In Personal Systems, HP re-gained the No. 1 position in worldwide PC shipments with sequential unit share gains in total PC clients -- including both home and business PC clients, as well as desktop and notebook PCs (all IDC, Q4'02). In Imaging and Printing, HP extended its market share leadership in the overall U.S. printer market for the third consecutive quarter, where HP holds 59% share (IDC, Q4'02). HP grew unit share by 7% sequentially in both total inkjet printers and laser color printers in the United States, growing faster than the nearest two competitors (IDC, Q4'02). HP also has increased all-in-one inkjet shipments with worldwide share up 20 points from August to December (NPD Intelect).

Business Segment Results

As a standard part of HP's business review process, the company has moved certain items between its core business segments and "other." While these movements have some impact on results of the company's other segments, all periods have been restated for comparative purposes.

Personal Systems

Personal Systems revenue totaled $5.1 billion, reflecting 2% sequential growth.
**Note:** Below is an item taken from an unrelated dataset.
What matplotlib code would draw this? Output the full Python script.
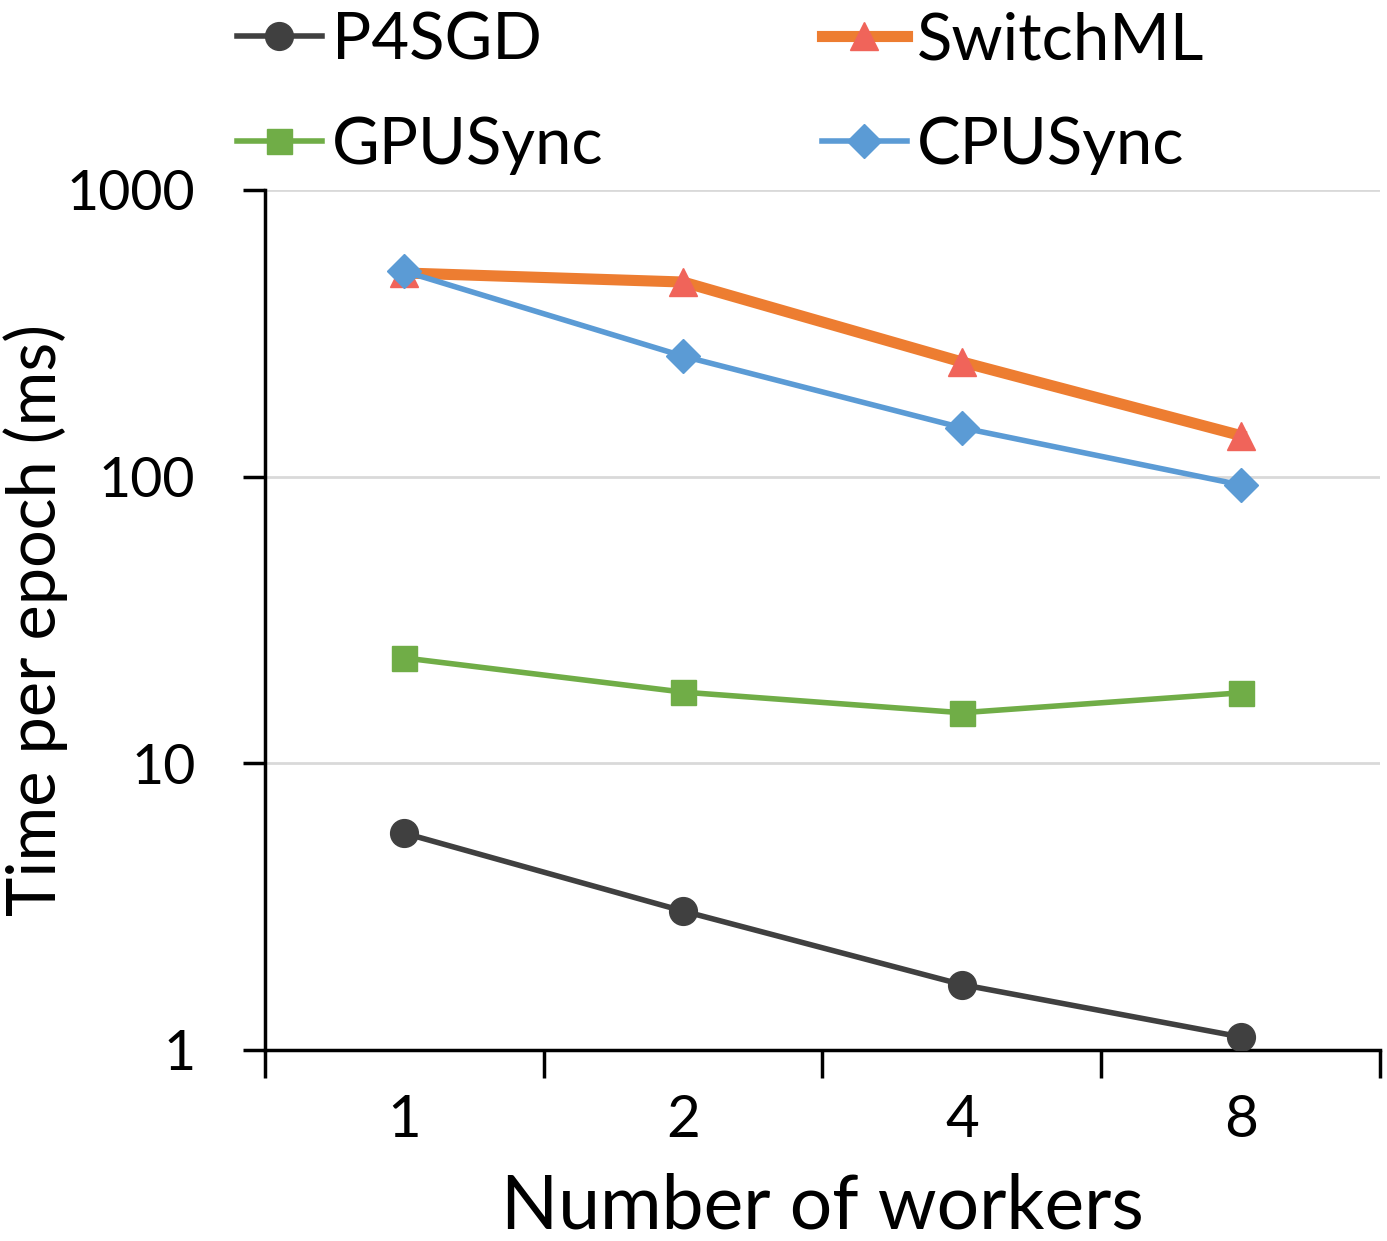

Operating profit was $33 million, compared to a loss of $68 million last quarter.

First quarter revenues reflect significant sequential increases in consumer PC and handheld revenue, driven by new product introductions and normal seasonality, while notebooks, commercial PCs and workstations declined sequentially. Revenue declines reflect persistent softness in corporate IT spending and intense competition.